Especially when she is telling me what she really thinks….about me.
And for the record, at no time during this little meeting did my heart and stomach ever remove themselves from my throat.
When he indicated the conversation was over, I asked him if there was something else he wanted to talk to me about. After all, the kid had said there was. That had been a significant part of my stomach/heart-in-throat syndrome.
He looked at me funny saying, “No. I don’t think so.” And I left.
No grievances filed.
No parents threatening to sue me.
No fear of losing my job because I had ticked off the school board.
No documentation in my permanent record.
I just walked out.
And the voices inside my head said, “You dope. You stressed out over nothing.”
To which I replied, “ANYTIME a principal’s office is involved, I will stress out. It’s never ‘nothing’.”
(Should I be worried that I actually answered the voices inside my head?)

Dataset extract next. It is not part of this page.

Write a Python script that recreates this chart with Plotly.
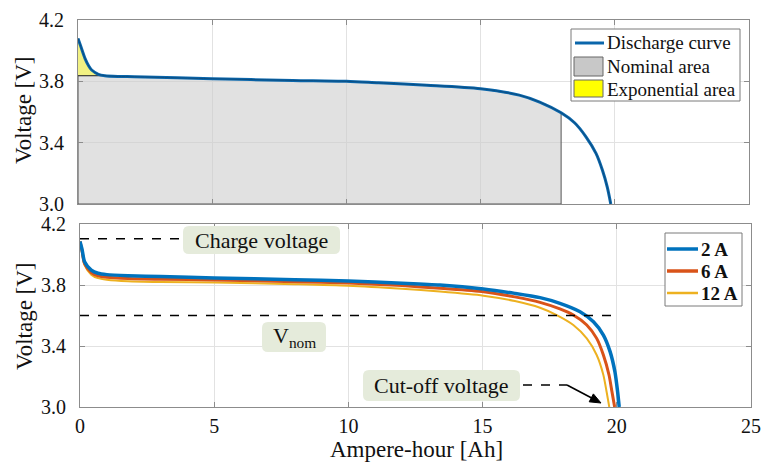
import plotly.graph_objects as go

# ---------------- data ----------------
# Top panel: discharge curve (Ah, V)
top_ah = [0.00, 0.10, 0.26, 0.40, 0.51, 0.76, 1.00, 1.50, 2.10, 5.00, 8.00, 10.00,
          11.20, 13.00, 15.00, 16.44, 17.20, 18.00, 18.50, 18.92, 19.30, 19.54, 19.72, 19.85]
top_v = [4.080, 4.030, 3.950, 3.900, 3.874, 3.846, 3.837, 3.832, 3.830, 3.817, 3.806, 3.800,
         3.790, 3.775, 3.752, 3.710, 3.665, 3.595, 3.530, 3.440, 3.330, 3.220, 3.110, 3.000]
nominal_end_ah = 18.0
exp_end_ah = 1.0
exp_level_v = 3.837
v_min = 3.0

# Bottom panel: discharge curves at different currents
ah_2a = [0.00, 0.08, 0.17, 0.42, 0.67, 1.00, 1.79, 3.00, 5.00, 8.00, 10.00, 12.00, 13.41, 15.03,
         16.20, 17.14, 17.88, 18.63, 19.13, 19.50, 19.75, 19.93, 20.03, 20.09]
v_2a = [4.085, 4.030, 3.953, 3.898, 3.877, 3.868, 3.861, 3.855, 3.846, 3.835, 3.826, 3.812, 3.800, 3.774,
        3.745, 3.717, 3.680, 3.625, 3.559, 3.472, 3.363, 3.231, 3.100, 3.000]
ah_6a = [0.00, 0.08, 0.17, 0.42, 0.67, 1.00, 1.79, 3.00, 5.00, 8.00, 10.00, 12.00, 13.41, 15.03,
         16.20, 17.14, 17.88, 18.38, 18.88, 19.25, 19.50, 19.71, 19.82, 19.92]
v_6a = [4.085, 4.020, 3.940, 3.882, 3.860, 3.851, 3.843, 3.838, 3.833, 3.822, 3.813, 3.796, 3.778, 3.756,
        3.722, 3.686, 3.643, 3.603, 3.538, 3.450, 3.341, 3.210, 3.100, 3.000]
ah_12a = [0.00, 0.08, 0.17, 0.42, 0.67, 1.00, 1.79, 3.00, 5.00, 8.00, 10.00, 12.00, 13.41, 15.03,
          16.20, 17.14, 17.76, 18.38, 18.88, 19.25, 19.50, 19.62, 19.72]
v_12a = [4.085, 4.010, 3.930, 3.868, 3.845, 3.835, 3.825, 3.820, 3.816, 3.805, 3.795, 3.775, 3.757, 3.730,
         3.695, 3.651, 3.603, 3.538, 3.450, 3.341, 3.210, 3.100, 3.000]

series_names = ["2 A", "6 A", "12 A"]
top_legend_names = ["Discharge curve", "Nominal area", "Exponential area"]

charge_v = 4.104
charge_line_end = 3.8
vnom_v = 3.6
vnom_line_end = 19.8

x_ticks = [0, 5, 10, 15, 20, 25]
y_ticks = [3.0, 3.4, 3.8, 4.2]
y_tick_text = ["3.0", "3.4", "3.8", "4.2"]

# ---------------- figure ----------------
FONT = "Liberation Serif, Times New Roman, DejaVu Serif, serif"
BLUE = "#0072BD"
ORANGE = "#D95319"
YELLOW = "#EDB120"
TXT = "#111111"
W, H = 763, 464


def px(x):
    return x / W


def py(y):
    return 1 - y / H


fig = go.Figure()

# Nominal area polygon (under curve up to nominal_end)
sel = [(a, v) for a, v in zip(top_ah, top_v) if exp_end_ah <= a <= nominal_end_ah]
nom_x = [0, 0] + [a for a, _ in sel] + [nominal_end_ah, 0]
nom_y = [v_min, exp_level_v] + [v for _, v in sel] + [v_min, v_min]
# Exponential area polygon
sel2 = [(a, v) for a, v in zip(top_ah, top_v) if a <= exp_end_ah]
exp_x = [a for a, _ in sel2] + [0]
exp_y = [v for _, v in sel2] + [exp_level_v]

fig.add_trace(go.Scatter(x=nom_x, y=nom_y, mode="lines", fill="toself",
                         fillcolor="rgba(205,205,205,0.6)", line=dict(color="#555555", width=1),
                         xaxis="x", yaxis="y", hoverinfo="skip"))
fig.add_trace(go.Scatter(x=exp_x, y=exp_y, mode="lines", fill="toself",
                         fillcolor="rgba(238,238,100,0.8)", line=dict(color="#333333", width=1),
                         xaxis="x", yaxis="y", hoverinfo="skip"))
fig.add_trace(go.Scatter(x=top_ah, y=top_v, mode="lines", name=top_legend_names[0],
                         line=dict(color="#0a66ab", width=3, shape="spline", smoothing=0.8),
                         xaxis="x", yaxis="y"))
fig.add_trace(go.Scatter(x=top_ah, y=top_v, mode="lines",
                         line=dict(color="#0b3558", width=1, shape="spline", smoothing=0.8),
                         xaxis="x", yaxis="y", opacity=0.5, hoverinfo="skip"))

# Bottom curves (draw 12A first so blue on top)
for xs, ys, nm, col, w in [(ah_12a, v_12a, series_names[2], YELLOW, 2),
                           (ah_6a, v_6a, series_names[1], ORANGE, 3),
                           (ah_2a, v_2a, series_names[0], BLUE, 3.5)]:
    fig.add_trace(go.Scatter(x=xs, y=ys, mode="lines", name=nm,
                             line=dict(color=col, width=w, shape="spline", smoothing=0.7),
                             xaxis="x2", yaxis="y2"))

GRID = "#e2e2e2"
FRAME = "#8c8c8c"
axis_common = dict(range=[0, 25], showgrid=True, gridcolor=GRID, gridwidth=1,
                   showline=True, linecolor=FRAME, linewidth=1, mirror="ticks",
                   ticks="inside", ticklen=5, tickcolor=FRAME, zeroline=False, automargin=False,
                   tickvals=x_ticks, tickfont=dict(family=FONT, size=20, color=TXT))
yaxis_common = dict(range=[3.0, 4.2], showgrid=True, gridcolor=GRID, gridwidth=1,
                    showline=True, linecolor=FRAME, linewidth=1, mirror="ticks",
                    ticks="inside", ticklen=5, tickcolor=FRAME, zeroline=False, automargin=False,
                    tickvals=y_ticks, ticktext=y_tick_text, ticklabelstandoff=9,
                    tickfont=dict(family=FONT, size=20, color=TXT))

fig.update_layout(
    width=W, height=H, margin=dict(l=0, r=0, t=0, b=0, pad=0, autoexpand=False),
    paper_bgcolor="white", plot_bgcolor="white", showlegend=False,
    font=dict(family=FONT, color=TXT),
    xaxis=dict(**axis_common, domain=[px(78), px(749)], anchor="y", showticklabels=False),
    yaxis=dict(**yaxis_common, domain=[py(204), py(20)], anchor="x"),
    xaxis2=dict(**axis_common, domain=[px(80), px(751)], anchor="y2", ticklabelstandoff=1),
    yaxis2=dict(**yaxis_common, domain=[py(407), py(224)], anchor="x2"),
)


def label(x, y, text, font, xanchor="center", angle=0):
    fig.add_annotation(xref="paper", yref="paper", x=px(x), y=py(y), text=text, textangle=angle,
                       xanchor=xanchor, yanchor="middle", showarrow=False, font=font)


# Axis titles
title_font = dict(family=FONT, size=23, color=TXT)
label(24, 110, "Voltage [V]", title_font, angle=-90)
label(24, 316, "Voltage [V]", title_font, angle=-90)
label(416, 449, "Ampere-hour [Ah]", title_font)

# Dashed reference lines
dash = dict(color="black", width=1.5, dash="dash")
fig.add_shape(type="line", xref="x2", yref="y2", x0=0, x1=charge_line_end, y0=charge_v, y1=charge_v, line=dash)
fig.add_shape(type="line", xref="x2", yref="y2", x0=0, x1=vnom_line_end, y0=vnom_v, y1=vnom_v, line=dash)
fig.add_shape(type="line", xref="paper", yref="paper", x0=px(523), x1=px(567), y0=py(385), y1=py(385), line=dash)

# Arrow (line + filled head)
ax0, ay0, tx, ty = 567, 385, 601, 403
fig.add_shape(type="line", xref="paper", yref="paper", x0=px(ax0), y0=py(ay0), x1=px(tx - 6), y1=py(ty - 3.2),
              line=dict(color="black", width=1.6))
dx, dy = tx - ax0, ty - ay0
L = (dx ** 2 + dy ** 2) ** 0.5
ux, uy = dx / L, dy / L
bx, by = tx - 11 * ux, ty - 11 * uy
c1 = (bx - 4.5 * uy, by + 4.5 * ux)
c2 = (bx + 4.5 * uy, by - 4.5 * ux)
fig.add_shape(type="path", xref="paper", yref="paper",
              path=f"M{px(tx)},{py(ty)} L{px(c1[0])},{py(c1[1])} L{px(c2[0])},{py(c2[1])} Z",
              fillcolor="black", line=dict(color="black", width=1))


# Rounded label boxes
def rbox(x0, y0, x1, y1, r=6, color="#e5ebdb"):
    rx, ry = r / W, r / H
    X0, X1, Y0, Y1 = px(x0), px(x1), py(y0), py(y1)  # Y0 top, Y1 bottom
    path = (f"M{X0 + rx},{Y0} L{X1 - rx},{Y0} Q{X1},{Y0} {X1},{Y0 - ry} "
            f"L{X1},{Y1 + ry} Q{X1},{Y1} {X1 - rx},{Y1} L{X0 + rx},{Y1} Q{X0},{Y1} {X0},{Y1 + ry} "
            f"L{X0},{Y0 - ry} Q{X0},{Y0} {X0 + rx},{Y0} Z")
    fig.add_shape(type="path", xref="paper", yref="paper", path=path, fillcolor=color,
                  line=dict(width=0), layer="above")


lab_font = dict(family=FONT, size=22, color=TXT)
rbox(183, 226, 340, 254)
label(261.5, 240, "Charge voltage", lab_font)
rbox(262, 322, 326, 352)
label(294, 337, "V<sub>nom</sub>", lab_font)
rbox(363, 370, 520, 401)
label(441.5, 385.5, "Cut-off voltage", lab_font)

# ---- top legend (drawn) ----
leg_font = dict(family=FONT, size=19, color=TXT)
fig.add_shape(type="rect", xref="paper", yref="paper", x0=px(571), x1=px(740), y0=py(29), y1=py(101),
              fillcolor="white", line=dict(color="#7a7a7a", width=1), layer="above")
fig.add_shape(type="line", xref="paper", yref="paper", x0=px(575), x1=px(604), y0=py(43), y1=py(43),
              line=dict(color="#0a66ab", width=3), layer="above")
fig.add_shape(type="rect", xref="paper", yref="paper", x0=px(574), x1=px(603), y0=py(57), y1=py(76),
              fillcolor="#c8c8c8", line=dict(color="#666666", width=1), layer="above")
fig.add_shape(type="rect", xref="paper", yref="paper", x0=px(574), x1=px(603), y0=py(80), y1=py(97),
              fillcolor="#ffff00", line=dict(color="#666666", width=1), layer="above")
for name, yc in zip(top_legend_names, [43, 66.5, 89.5]):
    label(605, yc, name, leg_font, xanchor="left")

# ---- bottom legend (drawn) ----
fig.add_shape(type="rect", xref="paper", yref="paper", x0=px(665), x1=px(742), y0=py(233), y1=py(306),
              fillcolor="white", line=dict(color="#7a7a7a", width=1), layer="above")
for name, col, w, yc in zip(series_names, [BLUE, ORANGE, YELLOW], [3.5, 3.5, 2.5], [249, 271, 293]):
    fig.add_shape(type="line", xref="paper", yref="paper", x0=px(667), x1=px(698), y0=py(yc), y1=py(yc),
                  line=dict(color=col, width=w), layer="above")
    label(699, yc, "<b>" + name + "</b>", leg_font, xanchor="left")

fig.write_html("out.html")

Just thinking about it makes me wonder if I need to go see a cardiologist….
…or just invest in a white jacket and some wall padding.
….or tell the principal to lose the desk and office next time he wants to talk to me about something.
That’s it. Next time I receive a principal summons, I’m going to insist on a neutral meeting place with no furniture. Maybe then my heart and stomach will stay in their proper anatomical positions.
And that’s all I have to say ’bout that.